Immigration provisions in the BBB could change the lives of millions of undocumented people, who in turn through their economic contributions could add billions to the U.S. economy every year. The House voted to pass the BBB in November last year but the bill is yet to be approved by the Senate.

In its survey, The Balance specifically asked respondents about two key immigration provisions of the BBB—awarding work permits to undocumented immigrants who have been in the U.S. for more than a decade and investing in the U.S. Citizenship and Immigration Services (USCIS) to make the immigration process smoother.

Granting five-year work permits to undocumented immigrants who have lived in the country for more than a decade received 56% support from survey respondents, while 57% backed increased investment in U.S. Citizenship and Immigration Services to reduce backlogs, expand legal representation, and make the asylum system and border processing more efficient. 

The BBB proposal to grant five-year work permits to undocumented immigrants who have been in the country since 2011 would make nearly 6.8 million undocumented immigrants eligible to receive these benefits, according to estimates by bipartisan immigration reform organization, FWD.us. The organization estimates that over half (4.2 million) of such undocumented immigrants eligible under the BBB plan are essential workers, including more than 500,000 farmworkers. 

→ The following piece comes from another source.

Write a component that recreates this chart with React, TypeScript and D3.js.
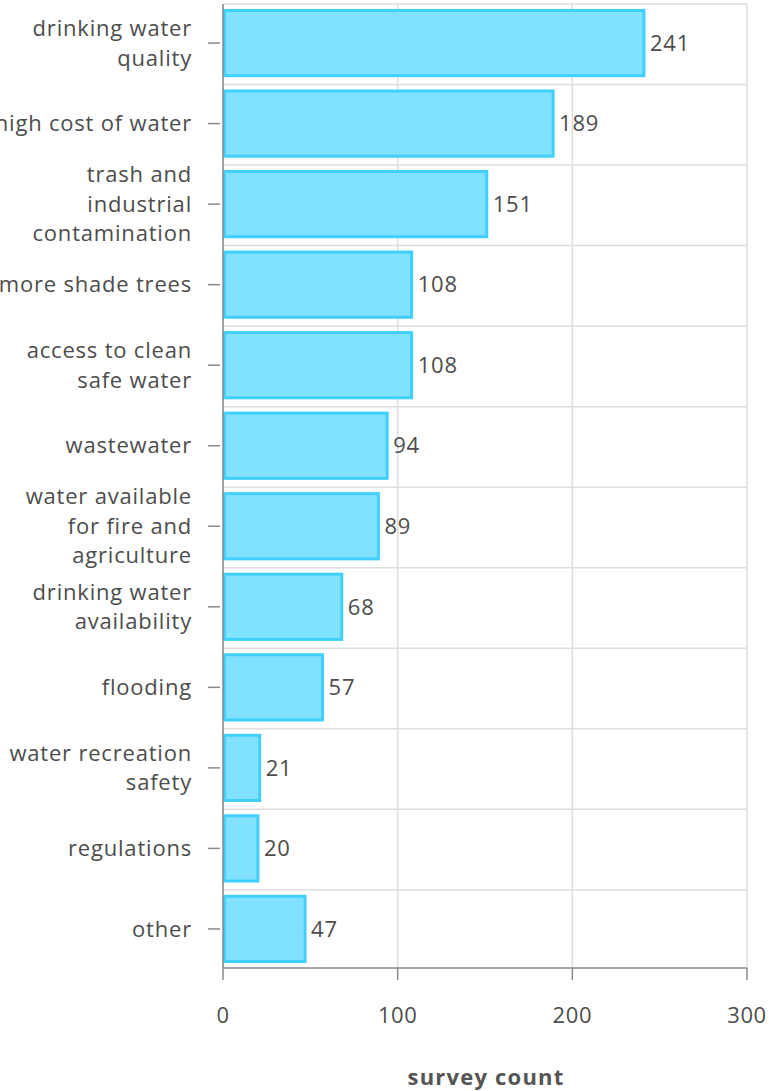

In addition to work permits, immigration relief in the BBB plan would allow undocumented immigrants who entered the country before Jan. 1, 2011 to obtain driver’s licenses and state identification cards, and travel outside the U.S. As a result, undocumented immigrants would be able to better support their families and communities, and attend colleges and universities.

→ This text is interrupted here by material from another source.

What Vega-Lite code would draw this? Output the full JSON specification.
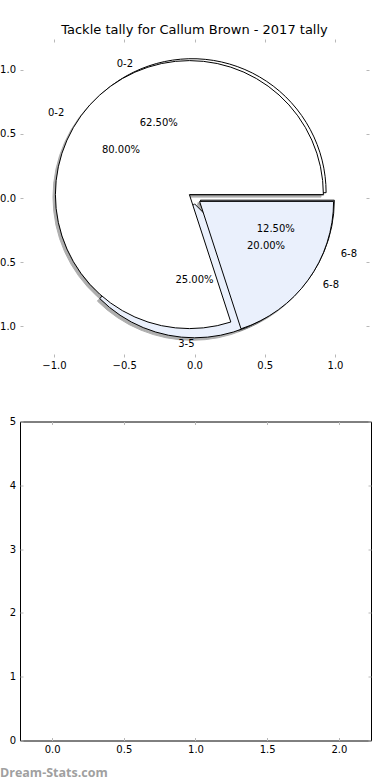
{
  "$schema": "https://vega.github.io/schema/vega-lite/v6.json",
  "background": "white",
  "padding": {"left": -9, "top": 23, "right": 0, "bottom": 0},
  "datasets": {
    "pies": [
      {"pie": "A", "label": "0-2", "share": 0.625, "order": 1},
      {"pie": "A", "label": "3-5", "share": 0.25, "order": 2},
      {"pie": "A", "label": "6-8", "share": 0.125, "order": 3},
      {"pie": "B", "label": "0-2", "share": 0.8, "order": 1},
      {"pie": "B", "label": "6-8", "share": 0.2, "order": 2}
    ]
  },
  "spacing": 64.5,
  "bounds": "flush",
  "vconcat": [
    {
      "width": 349,
      "height": 318,
      "data": {"name": "pies"},
      "view": {"stroke": null},
      "title": {"text": "Tackle tally for Callum Brown - 2017 tally", "font": "DejaVu Sans", "fontSize": 13, "fontWeight": "normal", "color": "#000000", "anchor": "middle", "baseline": "alphabetic", "offset": -8},
      "transform": [
        {"stack": "share", "groupby": ["pie"], "sort": [{"field": "order", "order": "ascending"}], "as": ["t0", "t1"]}
      ],
      "encoding": {
        "x": {"datum": 0, "type": "quantitative", "scale": {"domain": [-1.242, 1.242], "nice": false, "zero": false}, "axis": null},
        "y": {"datum": 0, "type": "quantitative", "scale": {"domain": [-1.242, 1.242], "nice": false, "zero": false}, "axis": null}
      },
      "layer": [
        {
          "mark": {"type": "point", "opacity": 0},
          "encoding": {
            "x": {"datum": 0, "type": "quantitative", "scale": {"domain": [-1.242, 1.242], "nice": false, "zero": false}, "axis": {"orient": "bottom", "title": null, "values": [-1, -0.5, 0, 0.5, 1], "format": ".1f", "labelPadding": 6.75}},
            "y": {"datum": 0, "type": "quantitative", "scale": {"domain": [-1.242, 1.242], "nice": false, "zero": false}, "axis": {"orient": "left", "title": null, "values": [-1, -0.5, 0, 0.5, 1], "format": ".1f", "labelPadding": 7.5}}
          }
        },
        {
          "mark": {"type": "point", "opacity": 0},
          "encoding": {
            "x": {"datum": 0, "type": "quantitative", "scale": {"domain": [-1.242, 1.242], "nice": false, "zero": false}, "axis": {"orient": "top", "title": null, "values": [-1, -0.5, 0, 0.5, 1], "labels": false}},
            "y": {"datum": 0, "type": "quantitative", "scale": {"domain": [-1.242, 1.242], "nice": false, "zero": false}, "axis": {"orient": "right", "title": null, "values": [-1, -0.5, 0, 0.5, 1], "labels": false}}
          }
        },
        {
          "transform": [{"filter": "datum.pie == 'A' && datum.label == '0-2'"}],
          "mark": {"type": "arc", "radius": 134, "xOffset": -4.8, "yOffset": -2.8, "fill": "#4d4d4d", "opacity": 0.45, "stroke": "#4d4d4d", "strokeWidth": 1},
          "encoding": {"theta": {"field": "t0", "type": "quantitative", "stack": null, "scale": {"domain": [0, 1], "range": [1.5707963, -4.712389]}}, "theta2": {"field": "t1"}}
        },
        {
          "transform": [{"filter": "datum.pie == 'A' && datum.label == '3-5'"}],
          "mark": {"type": "arc", "radius": 134, "xOffset": -2.4, "yOffset": 8.3, "fill": "#4d4d4d", "opacity": 0.45, "stroke": "#4d4d4d", "strokeWidth": 1},
          "encoding": {"theta": {"field": "t0", "type": "quantitative", "stack": null, "scale": {"domain": [0, 1], "range": [1.5707963, -4.712389]}}, "theta2": {"field": "t1"}}
        },
        {
          "transform": [{"filter": "datum.pie == 'A' && datum.label == '6-8'"}],
          "mark": {"type": "arc", "radius": 134, "xOffset": 3.4, "yOffset": 4.7, "fill": "#4d4d4d", "opacity": 0.45, "stroke": "#4d4d4d", "strokeWidth": 1},
          "encoding": {"theta": {"field": "t0", "type": "quantitative", "stack": null, "scale": {"domain": [0, 1], "range": [1.5707963, -4.712389]}}, "theta2": {"field": "t1"}}
        },
        {
          "transform": [{"filter": "datum.pie == 'B' && datum.label == '0-2'"}],
          "mark": {"type": "arc", "radius": 134, "xOffset": -7.5, "yOffset": -0.9, "fill": "#4d4d4d", "opacity": 0.45, "stroke": "#4d4d4d", "strokeWidth": 1},
          "encoding": {"theta": {"field": "t0", "type": "quantitative", "stack": null, "scale": {"domain": [0, 1], "range": [1.5707963, -4.712389]}}, "theta2": {"field": "t1"}}
        },
        {
          "transform": [{"filter": "datum.pie == 'B' && datum.label == '6-8'"}],
          "mark": {"type": "arc", "radius": 134, "xOffset": 2.7, "yOffset": 5.9, "fill": "#4d4d4d", "opacity": 0.45, "stroke": "#4d4d4d", "strokeWidth": 1},
          "encoding": {"theta": {"field": "t0", "type": "quantitative", "stack": null, "scale": {"domain": [0, 1], "range": [1.5707963, -4.712389]}}, "theta2": {"field": "t1"}}
        },
        {
          "transform": [{"filter": "datum.pie == 'A' && datum.label == '0-2'"}],
          "mark": {"type": "arc", "radius": 134, "xOffset": -2.4, "yOffset": -5.3, "stroke": "#000000", "strokeWidth": 1},
          "encoding": {"theta": {"field": "t0", "type": "quantitative", "stack": null, "scale": {"domain": [0, 1], "range": [1.5707963, -4.712389]}}, "theta2": {"field": "t1"},
            "fill": {"field": "label", "type": "nominal", "scale": {"domain": ["0-2", "3-5", "6-8"], "range": ["#ffffff", "#eaf0fc", "#eaf0fc"]}, "legend": null}}
        },
        {
          "transform": [{"filter": "datum.pie == 'A' && datum.label == '3-5'"}],
          "mark": {"type": "arc", "radius": 134, "xOffset": 0, "yOffset": 5.8, "stroke": "#000000", "strokeWidth": 1},
          "encoding": {"theta": {"field": "t0", "type": "quantitative", "stack": null, "scale": {"domain": [0, 1], "range": [1.5707963, -4.712389]}}, "theta2": {"field": "t1"},
            "fill": {"field": "label", "type": "nominal", "scale": {"domain": ["0-2", "3-5", "6-8"], "range": ["#ffffff", "#eaf0fc", "#eaf0fc"]}, "legend": null}}
        },
        {
          "transform": [{"filter": "datum.pie == 'A' && datum.label == '6-8'"}],
          "mark": {"type": "arc", "radius": 134, "xOffset": 5.8, "yOffset": 2.2, "stroke": "#000000", "strokeWidth": 1},
          "encoding": {"theta": {"field": "t0", "type": "quantitative", "stack": null, "scale": {"domain": [0, 1], "range": [1.5707963, -4.712389]}}, "theta2": {"field": "t1"},
            "fill": {"field": "label", "type": "nominal", "scale": {"domain": ["0-2", "3-5", "6-8"], "range": ["#ffffff", "#eaf0fc", "#eaf0fc"]}, "legend": null}}
        },
        {
          "transform": [{"filter": "datum.pie == 'B' && datum.label == '0-2'"}],
          "mark": {"type": "arc", "radius": 134, "xOffset": -5.1, "yOffset": -3.4, "stroke": "#000000", "strokeWidth": 1},
          "encoding": {"theta": {"field": "t0", "type": "quantitative", "stack": null, "scale": {"domain": [0, 1], "range": [1.5707963, -4.712389]}}, "theta2": {"field": "t1"},
            "fill": {"field": "label", "type": "nominal", "scale": {"domain": ["0-2", "3-5", "6-8"], "range": ["#ffffff", "#eaf0fc", "#eaf0fc"]}, "legend": null}}
        },
        {
          "transform": [{"filter": "datum.pie == 'B' && datum.label == '6-8'"}],
          "mark": {"type": "arc", "radius": 134, "xOffset": 5.1, "yOffset": 3.4, "stroke": "#000000", "strokeWidth": 1},
          "encoding": {"theta": {"field": "t0", "type": "quantitative", "stack": null, "scale": {"domain": [0, 1], "range": [1.5707963, -4.712389]}}, "theta2": {"field": "t1"},
            "fill": {"field": "label", "type": "nominal", "scale": {"domain": ["0-2", "3-5", "6-8"], "range": ["#ffffff", "#eaf0fc", "#eaf0fc"]}, "legend": null}}
        },
        {
          "transform": [{"filter": "datum.pie == 'A'"}],
          "mark": {"type": "text", "radius": 80.4, "dx": -5, "dy": -1, "align": "center", "baseline": "middle", "font": "DejaVu Sans", "fontSize": 10, "color": "#000000"},
          "encoding": {"theta": {"field": "share", "type": "quantitative", "stack": true}, "order": {"field": "order", "type": "quantitative"},
            "text": {"condition": {"test": "datum.label != '0-2'", "value": ""}, "field": "share", "type": "quantitative", "format": ".2%"}}
        },
        {
          "transform": [{"filter": "datum.pie == 'A'"}],
          "mark": {"type": "text", "radius": 80.4, "dx": 0, "dy": 2, "align": "center", "baseline": "middle", "font": "DejaVu Sans", "fontSize": 10, "color": "#000000"},
          "encoding": {"theta": {"field": "share", "type": "quantitative", "stack": true}, "order": {"field": "order", "type": "quantitative"},
            "text": {"condition": {"test": "datum.label != '3-5'", "value": ""}, "field": "share", "type": "quantitative", "format": ".2%"}}
        },
        {
          "transform": [{"filter": "datum.pie == 'A'"}],
          "mark": {"type": "text", "radius": 80.4, "dx": 7, "dy": 0, "align": "center", "baseline": "middle", "font": "DejaVu Sans", "fontSize": 10, "color": "#000000"},
          "encoding": {"theta": {"field": "share", "type": "quantitative", "stack": true}, "order": {"field": "order", "type": "quantitative"},
            "text": {"condition": {"test": "datum.label != '6-8'", "value": ""}, "field": "share", "type": "quantitative", "format": ".2%"}}
        },
        {
          "transform": [{"filter": "datum.pie == 'B'"}],
          "mark": {"type": "text", "radius": 80.4, "dx": -8.5, "dy": -1, "align": "center", "baseline": "middle", "font": "DejaVu Sans", "fontSize": 10, "color": "#000000"},
          "encoding": {"theta": {"field": "share", "type": "quantitative", "stack": true}, "order": {"field": "order", "type": "quantitative"},
            "text": {"condition": {"test": "datum.label != '0-2'", "value": ""}, "field": "share", "type": "quantitative", "format": ".2%"}}
        },
        {
          "transform": [{"filter": "datum.pie == 'B'"}],
          "mark": {"type": "text", "radius": 80.4, "dx": 6.5, "dy": 1, "align": "center", "baseline": "middle", "font": "DejaVu Sans", "fontSize": 10, "color": "#000000"},
          "encoding": {"theta": {"field": "share", "type": "quantitative", "stack": true}, "order": {"field": "order", "type": "quantitative"},
            "text": {"condition": {"test": "datum.label != '6-8'", "value": ""}, "field": "share", "type": "quantitative", "format": ".2%"}}
        },
        {
          "transform": [{"filter": "datum.pie == 'A'"}],
          "mark": {"type": "text", "radius": 147.4, "dx": -5, "dy": 2, "align": "right", "baseline": "middle", "font": "DejaVu Sans", "fontSize": 10, "color": "#000000"},
          "encoding": {"theta": {"field": "share", "type": "quantitative", "stack": true}, "order": {"field": "order", "type": "quantitative"},
            "text": {"condition": {"test": "datum.label != '0-2'", "value": ""}, "field": "label", "type": "nominal"}}
        },
        {
          "transform": [{"filter": "datum.pie == 'A'"}],
          "mark": {"type": "text", "radius": 147.4, "dx": 0, "dy": -1, "align": "right", "baseline": "middle", "font": "DejaVu Sans", "fontSize": 10, "color": "#000000"},
          "encoding": {"theta": {"field": "share", "type": "quantitative", "stack": true}, "order": {"field": "order", "type": "quantitative"},
            "text": {"condition": {"test": "datum.label != '3-5'", "value": ""}, "field": "label", "type": "nominal"}}
        },
        {
          "transform": [{"filter": "datum.pie == 'A'"}],
          "mark": {"type": "text", "radius": 147.4, "dx": 10, "dy": 0, "align": "left", "baseline": "middle", "font": "DejaVu Sans", "fontSize": 10, "color": "#000000"},
          "encoding": {"theta": {"field": "share", "type": "quantitative", "stack": true}, "order": {"field": "order", "type": "quantitative"},
            "text": {"condition": {"test": "datum.label != '6-8'", "value": ""}, "field": "label", "type": "nominal"}}
        },
        {
          "transform": [{"filter": "datum.pie == 'B'"}],
          "mark": {"type": "text", "radius": 147.4, "dx": -11, "dy": 2, "align": "right", "baseline": "middle", "font": "DejaVu Sans", "fontSize": 10, "color": "#000000"},
          "encoding": {"theta": {"field": "share", "type": "quantitative", "stack": true}, "order": {"field": "order", "type": "quantitative"},
            "text": {"condition": {"test": "datum.label != '0-2'", "value": ""}, "field": "label", "type": "nominal"}}
        },
        {
          "transform": [{"filter": "datum.pie == 'B'"}],
          "mark": {"type": "text", "radius": 147.4, "dx": 9, "dy": 0, "align": "left", "baseline": "middle", "font": "DejaVu Sans", "fontSize": 10, "color": "#000000"},
          "encoding": {"theta": {"field": "share", "type": "quantitative", "stack": true}, "order": {"field": "order", "type": "quantitative"},
            "text": {"condition": {"test": "datum.label != '6-8'", "value": ""}, "field": "label", "type": "nominal"}}
        }
      ],
      "resolve": {"axis": {"x": "independent", "y": "independent"}}
    },
    {
      "width": 351,
      "height": 319,
      "view": {"stroke": "#000000", "strokeWidth": 1},
      "title": {"text": "Dream-Stats.com", "orient": "bottom", "anchor": "start", "frame": "group", "font": "Open Sans", "fontSize": 12.5, "fontWeight": "bold", "color": "#a0a0a0", "baseline": "alphabetic", "offset": 23, "dx": -20},
      "layer": [
        {
          "mark": {"type": "point", "opacity": 0},
          "encoding": {
            "x": {"datum": 0, "type": "quantitative", "scale": {"domain": [-0.224, 2.224], "nice": false, "zero": false}, "axis": {"orient": "bottom", "title": null, "values": [0, 0.5, 1, 1.5, 2], "format": ".1f", "labelPadding": 6.55}},
            "y": {"datum": 0, "type": "quantitative", "scale": {"domain": [0, 5], "nice": false, "zero": false}, "axis": {"orient": "left", "title": null, "values": [0, 1, 2, 3, 4, 5], "format": "d", "labelPadding": 7.3}}
          }
        },
        {
          "mark": {"type": "point", "opacity": 0},
          "encoding": {
            "x": {"datum": 0, "type": "quantitative", "scale": {"domain": [-0.224, 2.224], "nice": false, "zero": false}, "axis": {"orient": "top", "title": null, "values": [0, 0.5, 1, 1.5, 2], "labels": false}},
            "y": {"datum": 0, "type": "quantitative", "scale": {"domain": [0, 5], "nice": false, "zero": false}, "axis": {"orient": "right", "title": null, "values": [0, 1, 2, 3, 4, 5], "labels": false}}
          }
        }
      ],
      "resolve": {"axis": {"x": "independent", "y": "independent"}}
    }
  ],
  "config": {
    "font": "DejaVu Sans",
    "axis": {"domain": false, "grid": false, "ticks": true, "tickColor": "#b8b8b8", "tickSize": -3, "tickWidth": 1, "labelFont": "DejaVu Sans", "labelFontSize": 10, "labelColor": "#000000", "labelOverlap": false, "labelFlush": false}
  }
}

Studies have shown that immigration can positively impact the economy, contributing to overall growth and productivity, innovation, and education. Immigrants create new jobs by founding new businesses, spending money on American goods and services, paying taxes, and raising the productivity of U.S. businesses.

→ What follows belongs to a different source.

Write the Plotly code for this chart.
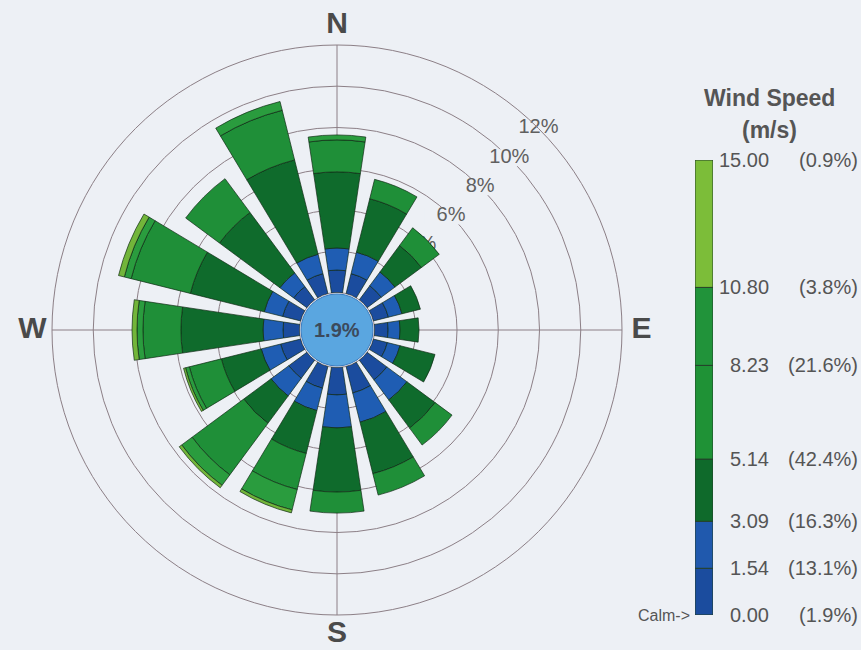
import plotly.graph_objects as go

# ---------------- data ----------------
directions = ["N", "NNE", "NE", "ENE", "E", "ESE", "SE", "SSE",
              "S", "SSW", "SW", "WSW", "W", "WNW", "NW", "NNW"]
dir_angles = [0, 22.5, 45, 67.5, 90, 112.5, 135, 157.5,
              180, 202.5, 225, 247.5, 270, 292.5, 315, 337.5]

# frequency (%) per direction for each wind-speed class
freq_000_154 = [1.09, 1.00, 0.85, 0.75, 0.66, 0.70, 1.19, 1.33, 1.33, 1.09, 1.09, 1.00, 0.80, 0.90, 0.80, 1.00]
freq_154_309 = [1.07, 1.07, 0.83, 0.68, 0.58, 0.63, 1.21, 1.46, 1.60, 1.12, 1.07, 0.97, 0.97, 0.92, 0.83, 0.97]
freq_309_514 = [3.69, 2.67, 1.60, 0.92, 0.92, 1.75, 1.70, 2.57, 3.11, 2.14, 1.65, 1.99, 3.98, 3.69, 3.64, 4.71]
freq_514_823 = [1.55, 0.97, 1.07, 0.00, 0.00, 0.00, 1.02, 1.07, 1.02, 1.80, 3.11, 1.60, 1.84, 2.96, 2.04, 2.48]
freq_823_1080 = [0.24, 0.00, 0.00, 0.00, 0.00, 0.00, 0.00, 0.00, 0.00, 1.02, 0.63, 0.19, 0.29, 0.34, 0.00, 0.44]
freq_1080_1500 = [0.00, 0.00, 0.00, 0.00, 0.00, 0.00, 0.00, 0.00, 0.00, 0.15, 0.15, 0.10, 0.24, 0.29, 0.00, 0.00]

class_names = ["0.00 - 1.54", "1.54 - 3.09", "3.09 - 5.14", "5.14 - 8.23", "8.23 - 10.80", "10.80 - 15.00"]
class_freqs = [freq_000_154, freq_154_309, freq_309_514, freq_514_823, freq_823_1080, freq_1080_1500]

ring_values = [4, 6, 8, 10, 12]
ring_labels = ["4%", "6%", "8%", "10%", "12%"]
compass_angles = [0, 90, 180, 270]
compass_labels = ["N", "E", "S", "W"]
compass_r = 12.95

calm_pct = 1.9
legend_bounds = [0.00, 1.54, 3.09, 5.14, 8.23, 10.80, 15.00]
legend_pcts = [1.9, 13.1, 16.3, 42.4, 21.6, 3.8, 0.9]

# ---------------- styles ----------------
W, H = 861, 650
BG = "#edf0f5"
GRID = "#8c7f86"
TXT = "#555555"
FONT = "Liberation Sans, Arial, sans-serif"
petal_colors = ["#1b4c9e", "#1f5db3", "#0f6b2c", "#1f8f38", "#2a9c3e", "#72b53a"]
legend_colors = ["#1b4c9e", "#2059ad", "#0f6a2b", "#1f9236", "#21933a", "#7cbd39"]

cx, cy, R = 337, 330, 285          # pixel centre / outer radius of rose (12 %)
hole_px = 37.5
calm_r = 36
RMAX = 12
px_per_unit = (R - hole_px) / RMAX
R3 = 318                           # outer radius of the label-only polar
R3_max = (R3 - hole_px) / px_per_unit

fig = go.Figure()

# --- base polar: grid and ring labels ---
fig.add_trace(go.Scatterpolar(
    r=ring_values, theta=[45] * len(ring_values), mode="markers+text",
    text=ring_labels, textposition="middle center",
    textfont=dict(size=20, color="#5f5f5f", family=FONT),
    marker=dict(symbol="line-ew", size=38, color=BG, line=dict(width=17, color=BG)),
    hoverinfo="skip", showlegend=False, cliponaxis=False, subplot="polar"))

# --- overlay polar: petals ---
for name, vals, col in zip(class_names, class_freqs, petal_colors):
    fig.add_trace(go.Barpolar(
        r=vals, theta=dir_angles, width=[17] * len(dir_angles), name=name,
        marker=dict(color=col, line=dict(color="rgba(15,40,20,0.85)", width=0.8)),
        showlegend=False, hoverinfo="skip", subplot="polar2"))

# --- label polar: compass letters just outside the 12 % ring ---
fig.add_trace(go.Scatterpolar(
    r=[compass_r] * len(compass_angles), theta=compass_angles, mode="text",
    text=compass_labels, textposition="middle center",
    textfont=dict(size=30, color="#4a4a4a", family=FONT, weight="bold"),
    hoverinfo="skip", showlegend=False, cliponaxis=False, subplot="polar3"))

# legend bar (cartesian, linear in wind speed)
lows = legend_bounds[:-1]
diffs = [b - a for a, b in zip(legend_bounds[:-1], legend_bounds[1:])]
fig.add_trace(go.Bar(
    x=[0] * len(diffs), y=diffs, base=lows, width=1,
    marker=dict(color=legend_colors, line=dict(color="#24402a", width=1)),
    showlegend=False, hoverinfo="skip", xaxis="x", yaxis="y"))

annotations = []
for b, p in zip(legend_bounds, legend_pcts):
    annotations.append(dict(x=771 / W, xref="paper", y=b, yref="y", xanchor="right", yanchor="middle",
                            text=f"{b:.2f}", showarrow=False,
                            font=dict(size=20, color=TXT, family=FONT)))
    annotations.append(dict(x=860 / W, xref="paper", y=b, yref="y", xanchor="right", yanchor="middle",
                            text=f"({p}%)", showarrow=False,
                            font=dict(size=20, color=TXT, family=FONT)))
annotations.append(dict(x=692 / W, xref="paper", y=legend_bounds[0], yref="y", xanchor="right",
                        yanchor="middle", text="Calm->", showarrow=False,
                        font=dict(size=16, color=TXT, family=FONT)))
annotations.append(dict(x=769 / W, xref="paper", y=(H - 98) / H, yref="paper", xanchor="center",
                        yanchor="middle", text="<b>Wind Speed</b>", showarrow=False,
                        font=dict(size=23, color=TXT, family=FONT)))
annotations.append(dict(x=769 / W, xref="paper", y=(H - 130) / H, yref="paper", xanchor="center",
                        yanchor="middle", text="<b>(m/s)</b>", showarrow=False,
                        font=dict(size=23, color=TXT, family=FONT)))
annotations.append(dict(x=cx / W, xref="paper", y=(H - cy) / H, yref="paper", xanchor="center",
                        yanchor="middle", text=f"<b>{calm_pct}%</b>", showarrow=False,
                        font=dict(size=20, color="#3c4a5c", family=FONT)))

shapes = [dict(type="circle", xref="paper", yref="paper",
               x0=(cx - calm_r) / W, x1=(cx + calm_r) / W,
               y0=(H - cy - calm_r) / H, y1=(H - cy + calm_r) / H,
               fillcolor="#5aa6e0", line=dict(color="#3a7cc0", width=1), layer="above")]

polar_domain = dict(x=[(cx - R) / W, (cx + R) / W], y=[(H - cy - R) / H, (H - cy + R) / H])
polar3_domain = dict(x=[(cx - R3) / W, (cx + R3) / W], y=[(H - cy - R3) / H, (H - cy + R3) / H])

hidden_angular = dict(rotation=90, direction="clockwise", showgrid=False,
                      showticklabels=False, ticks="", showline=False)

fig.update_layout(
    width=W, height=H, margin=dict(l=0, r=0, t=0, b=0),
    paper_bgcolor=BG, plot_bgcolor=BG, showlegend=False,
    barmode="overlay",
    polar=dict(
        domain=polar_domain, bgcolor=BG, hole=hole_px / R,
        radialaxis=dict(range=[0, RMAX], tickmode="array", tickvals=[2, 4, 6, 8, 10, 12],
                        showticklabels=False, ticks="", showline=False,
                        gridcolor=GRID, gridwidth=1),
        angularaxis=dict(rotation=90, direction="clockwise", tickmode="array",
                         tickvals=compass_angles, ticks="", showticklabels=False,
                         gridcolor=GRID, gridwidth=1, showline=True, linecolor=GRID, linewidth=1),
    ),
    polar2=dict(
        domain=polar_domain, bgcolor="rgba(0,0,0,0)", hole=hole_px / R,
        barmode="stack", bargap=0,
        radialaxis=dict(range=[0, RMAX], visible=False, showgrid=False),
        angularaxis=hidden_angular,
    ),
    polar3=dict(
        domain=polar3_domain, bgcolor="rgba(0,0,0,0)", hole=hole_px / R3,
        radialaxis=dict(range=[0, R3_max], visible=False, showgrid=False),
        angularaxis=hidden_angular,
    ),
    xaxis=dict(domain=[695 / W, 713 / W], range=[-0.5, 0.5], visible=False, fixedrange=True),
    yaxis=dict(domain=[(H - 615) / H, (H - 160) / H], range=[0, 15], visible=False, fixedrange=True),
    annotations=annotations, shapes=shapes,
)

fig.write_html("out.html")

FWD estimates that economic contributions of undocumented people who receive their work permits under BBB could increase by $17 billion annually. Work permits will allow more such immigrants to get jobs, and some to get better jobs. With that, they would also end up paying nearly $10 billion more in federal, state and local taxes every year. 

Political Divide on Immigration Reform

In The Balance’s survey of 1,800 U.S. adults, more than a third (36%) of respondents identified their political affiliation as conservative or very conservative, while just under a quarter (23%) said they are liberal or very liberal. The rest consider themselves independent, with more independents leaning conservative (24%) than liberal (16%).

Survey results showed a clear political divide between conservative and liberal survey respondents on BBB policies relating to undocumented immigrants. Nearly three-quarters (73%) of liberal survey respondents expressed support for granting five-year work permits to undocumented immigrants who have lived in the U.S. for more than a decade, while less than half (44%) of conservatives backed the measure—a difference of nearly 30 percentage points. 

However, 49% of conservatives supported increasing investment for the U.S. Citizenship and Immigration Services to reduce backlogs, expand legal representation, and make asylum and border processing more efficient. Liberal support was still significantly higher at 70%. 

Methodology 

The Balance surveyed 1,800 U.S. adults (aged 18+) from Feb. 8 to Feb. 13, 2022. The survey was fielded online via a self-administered questionnaire to an opt-in panel of respondents from a market research vendor. Respondents were required to be eligible to vote to qualify. Quotas were used to ensure national representation for generation, gender, race/ethnicity, and region using estimates from the U.S. Census Bureau 2019 American Community Survey as a benchmark.